A Native American man in New Mexico said a park ranger shot him with a stun gun after the man walked off a hiking trail.
Video captured the moment when Darrel House, 30, cried out after being struck by a stun gun at Petroglyph National Monument in Albuquerque on Sunday.
House, who is Oneida and Navajo, said he was out walking with his sister and his dog when he was stopped by a park ranger, who told him to get back onto the trail that he had veered off.
Though a video recorded by House doesn’t show the events leading up to the violent confrontation, the ranger can be heard asking House, a former Marine, for his identification. After refusing to show his ID, House gives the ranger a fake name.
“I didn’t see a reason to give my identification,” House told NBC News on Tuesday after the footage went viral. “I don’t need to tell people why I’m coming there to pray and give things in honor to the land. I don’t need permission or consent.

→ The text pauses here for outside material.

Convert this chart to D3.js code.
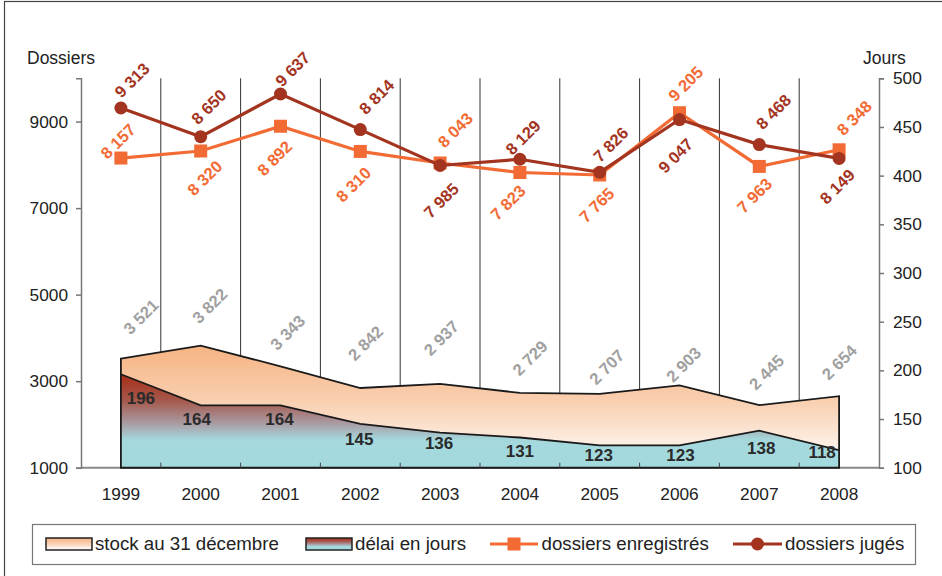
<!DOCTYPE html>
<html>
<head>
<meta charset="utf-8">
<script src="https://cdn.jsdelivr.net/npm/d3@7"></script>
<style>
  html, body { margin: 0; padding: 0; background: #fff; }
  svg { display: block; font-family: "Liberation Sans", Arial, sans-serif; }
</style>
</head>
<body>
<svg id="chart" width="942" height="576"></svg>
<script>
// Tribunal activity 1999-2008
const years = ['1999','2000','2001','2002','2003','2004','2005','2006','2007','2008'];
const stock = [3521, 3822, 3343, 2842, 2937, 2729, 2707, 2903, 2445, 2654];
const delai = [196, 164, 164, 145, 136, 131, 123, 123, 138, 118];
const enregistres = [8157, 8320, 8892, 8310, 8043, 7823, 7765, 9205, 7963, 8348];
const juges = [9313, 8650, 9637, 8814, 7985, 8129, 7826, 9047, 8468, 8149];
const dossiersTicks = [1000, 3000, 5000, 7000, 9000];
const joursTicks = [100, 150, 200, 250, 300, 350, 400, 450, 500];
const seriesNames = ['stock au 31 décembre', 'délai en jours', 'dossiers enregistrés', 'dossiers jugés'];

// label placement around each point: [dx, dy] of the label centre
const enregShift = [[-3,-17],[4,27],[-6,32],[-7,33],[15,-33],[-12,30],[-3,30],[6,-29],[-5,29],[15,-32]];
const jugesShift = [[11,-28],[8,-30],[12,-25],[16,-33],[1,35],[3,-22],[11,-28],[-4,36],[14,-33],[-2,28]];
const stockShift = [[20,-42],[9,-40],[7,-34],[5,-45],[1,-46],[10,-35],[7,-27],[4,-21],[7,-33],[0,-34]];
const delaiShift = [[20,24],[-4,14],[-1,14],[-1,16],[-1,11],[0,14],[-1,10],[1,10],[2,18],[-17,2]];

const C = {
  orange: '#f26b35',
  red: '#a3341f',
  grid: '#333',
  axis: '#777',
  stockLabel: '#a0a0a0',
  delaiLabel: '#2a2a2a'
};

const fmt = v => d3.format(',')(v).replace(/,/g, ' ');

const svg = d3.select('#chart');
const plotL = 81, plotR = 879, plotT = 78.3, plotB = 467.7;

const x = d3.scaleBand().domain(years).range([plotL, plotR]);
const cx = d => x(d) + x.bandwidth() / 2;
const yL = d3.scaleLinear().domain([1000, 10000]).range([plotB, plotT]);
const yR = d3.scaleLinear().domain([100, 500]).range([plotB, plotT]);

// gradients
const defs = svg.append('defs');
const gStock = defs.append('linearGradient').attr('id', 'gStock')
  .attr('x1', 0).attr('y1', 0).attr('x2', 0).attr('y2', 1);
gStock.append('stop').attr('offset', 0).attr('stop-color', '#f6b382');
gStock.append('stop').attr('offset', 0.45).attr('stop-color', '#f9cfb0');
gStock.append('stop').attr('offset', 1).attr('stop-color', '#ffffff');
const gDelai = defs.append('linearGradient').attr('id', 'gDelai')
  .attr('x1', 0).attr('y1', 0).attr('x2', 0).attr('y2', 1);
gDelai.append('stop').attr('offset', 0).attr('stop-color', '#a92d17');
gDelai.append('stop').attr('offset', 0.28).attr('stop-color', '#a5584b');
gDelai.append('stop').attr('offset', 0.52).attr('stop-color', '#a99aa1');
gDelai.append('stop').attr('offset', 0.7).attr('stop-color', '#a4d8dd');
gDelai.append('stop').attr('offset', 1).attr('stop-color', '#a3dade');

// outer frame
svg.append('rect').attr('x', 4.5).attr('y', 1.5).attr('width', 945).attr('height', 590)
  .attr('fill', 'none').attr('stroke', '#444').attr('stroke-width', 1.2);

// vertical grid lines at category boundaries
svg.append('g').selectAll('line').data(years.slice(1)).join('line')
  .attr('x1', d => x(d)).attr('x2', d => x(d))
  .attr('y1', plotT).attr('y2', plotB)
  .attr('stroke', C.grid).attr('stroke-width', 1);

// baseline
svg.append('line').attr('x1', plotL).attr('x2', plotR).attr('y1', plotB).attr('y2', plotB)
  .attr('stroke', '#888').attr('stroke-width', 2);

// stock area (left scale)
const stockArea = d3.area().x((d, i) => cx(years[i])).y0(plotB).y1(d => yL(d));
svg.append('path').datum(stock).attr('d', stockArea)
  .attr('fill', 'url(#gStock)').attr('stroke', '#1a1a1a').attr('stroke-width', 1.8);

// delay area (right scale)
const delaiArea = d3.area().x((d, i) => cx(years[i])).y0(plotB).y1(d => yR(d));
svg.append('path').datum(delai).attr('d', delaiArea)
  .attr('fill', 'url(#gDelai)').attr('stroke', '#1a1a1a').attr('stroke-width', 1.8);

// small ticks along the baseline
svg.append('g').selectAll('line').data(years.slice(1)).join('line')
  .attr('x1', d => x(d)).attr('x2', d => x(d))
  .attr('y1', plotB - 5).attr('y2', plotB)
  .attr('stroke', '#444').attr('stroke-width', 1);

// axes
const axisFont = 17.3;
const gLeft = svg.append('g').attr('transform', `translate(${plotL},0)`)
  .call(d3.axisLeft(yL).tickValues(dossiersTicks).tickSize(5).tickPadding(8).tickFormat(d3.format('d')));
const gRight = svg.append('g').attr('transform', `translate(${plotR},0)`)
  .call(d3.axisRight(yR).tickValues(joursTicks).tickSize(5).tickPadding(9));
const gBottom = svg.append('g').attr('transform', `translate(0,${plotB})`)
  .call(d3.axisBottom(x).tickSize(0).tickPadding(20));
gBottom.select('.domain').remove();
[gLeft, gRight].forEach(g => {
  g.select('.domain').attr('stroke', C.axis).attr('stroke-width', 1.5);
  g.selectAll('.tick line').attr('stroke', C.axis).attr('stroke-width', 1.5);
});
[gLeft, gRight, gBottom].forEach(g => {
  g.selectAll('.tick text').attr('font-size', axisFont).attr('fill', '#222')
    .attr('font-family', '"Liberation Sans", Arial, sans-serif');
});

svg.append('text').attr('x', 27).attr('y', 64).attr('font-size', 17.5).attr('fill', '#222').text('Dossiers');
svg.append('text').attr('x', 863).attr('y', 64).attr('font-size', 17.5).attr('fill', '#222').text('Jours');

// lines
const lineL = d3.line().x((d, i) => cx(years[i])).y(d => yL(d));
svg.append('path').datum(enregistres).attr('d', lineL)
  .attr('fill', 'none').attr('stroke', C.orange).attr('stroke-width', 3.2);
svg.append('g').selectAll('rect').data(enregistres).join('rect')
  .attr('x', (d, i) => cx(years[i]) - 6.5).attr('y', d => yL(d) - 6.5)
  .attr('width', 13).attr('height', 13).attr('fill', C.orange);

svg.append('path').datum(juges).attr('d', lineL)
  .attr('fill', 'none').attr('stroke', C.red).attr('stroke-width', 3.2);
svg.append('g').selectAll('circle').data(juges).join('circle')
  .attr('cx', (d, i) => cx(years[i])).attr('cy', d => yL(d))
  .attr('r', 6.5).attr('fill', C.red);

// rotated value labels
function rotatedLabels(values, scale, shift, color) {
  svg.append('g').selectAll('text').data(values).join('text')
    .attr('transform', (d, i) =>
      `translate(${cx(years[i]) + shift[i][0]},${scale(d) + shift[i][1]}) rotate(-45)`)
    .attr('text-anchor', 'middle').attr('dominant-baseline', 'central')
    .attr('font-size', 16.5).attr('font-weight', 'bold').attr('fill', color)
    .text(d => fmt(d));
}
rotatedLabels(stock, yL, stockShift, C.stockLabel);
rotatedLabels(enregistres, yL, enregShift, C.orange);
rotatedLabels(juges, yL, jugesShift, C.red);

svg.append('g').selectAll('text').data(delai).join('text')
  .attr('x', (d, i) => cx(years[i]) + delaiShift[i][0])
  .attr('y', (d, i) => yR(d) + delaiShift[i][1])
  .attr('text-anchor', 'middle').attr('dominant-baseline', 'central')
  .attr('font-size', 17).attr('font-weight', 'bold').attr('fill', C.delaiLabel)
  .text(d => d);

// legend
const lg = svg.append('g');
lg.append('rect').attr('x', 32.5).attr('y', 524.5).attr('width', 883).attr('height', 40)
  .attr('fill', '#fff').attr('stroke', '#777').attr('stroke-width', 1.2);
const legendY = 544;
const legendText = (xp, t) => lg.append('text').attr('x', xp).attr('y', legendY + 6)
  .attr('font-size', 18.7).attr('fill', '#222').text(t);

lg.append('rect').attr('x', 46).attr('y', 538).attr('width', 46).attr('height', 12)
  .attr('fill', 'url(#gStock)').attr('stroke', '#222').attr('stroke-width', 1.5);
legendText(95, seriesNames[0]);

lg.append('rect').attr('x', 306).attr('y', 538).attr('width', 46).attr('height', 12)
  .attr('fill', 'url(#gDelai)').attr('stroke', '#222').attr('stroke-width', 1.5);
legendText(355, seriesNames[1]);

lg.append('line').attr('x1', 490).attr('x2', 538).attr('y1', legendY).attr('y2', legendY)
  .attr('stroke', C.orange).attr('stroke-width', 3.2);
lg.append('rect').attr('x', 514 - 6.5).attr('y', legendY - 6.5).attr('width', 13).attr('height', 13)
  .attr('fill', C.orange);
legendText(541.5, seriesNames[2]);

lg.append('line').attr('x1', 733).attr('x2', 782).attr('y1', legendY).attr('y2', legendY)
  .attr('stroke', C.red).attr('stroke-width', 3.2);
lg.append('circle').attr('cx', 757.5).attr('cy', legendY).attr('r', 6.5).attr('fill', C.red);
legendText(785, seriesNames[3]);
</script>
</body>
</html>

And I don’t think he liked that very much.”
In a separate video recorded by his sister, House is seen writhing on the ground after being struck by the ranger’s stun gun.

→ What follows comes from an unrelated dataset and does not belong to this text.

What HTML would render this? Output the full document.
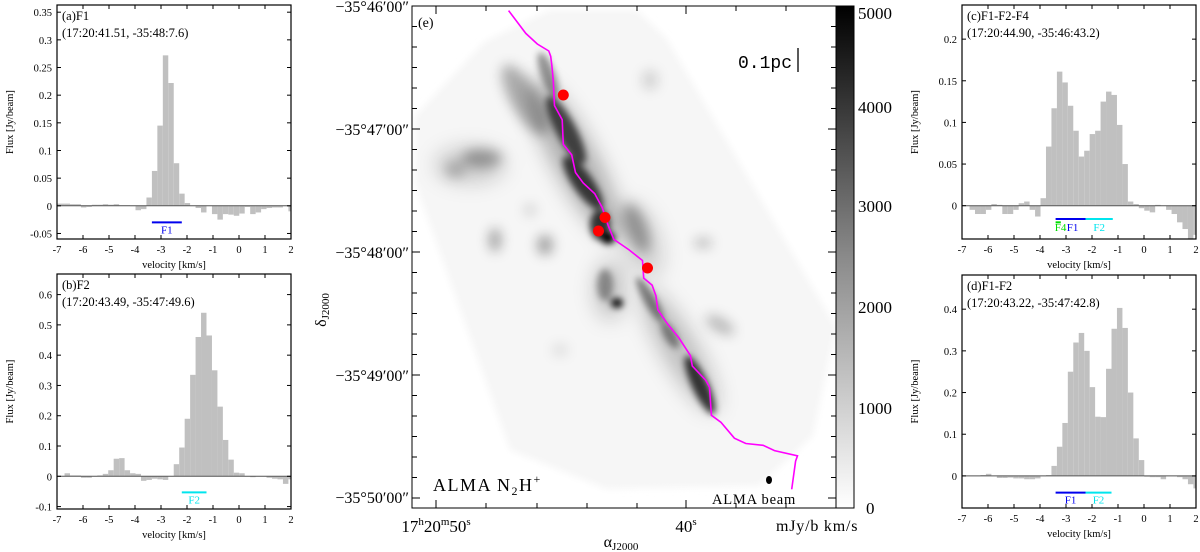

“I don’t have anything,” House says on the video. “I apologize for going off the trail.”
Vanessa Lacayo, a spokesperson for the National Park Service, told NBC News that the agency is investigating. “We take any allegation of wrongdoing very seriously, and appreciate the public’s patience as we gather the facts of this incident,” Lacayo said in an email.
House told NBC News that he was arrested and ticketed for three offenses: being off trail, interfering with agency function and resisting, and giving a false identity.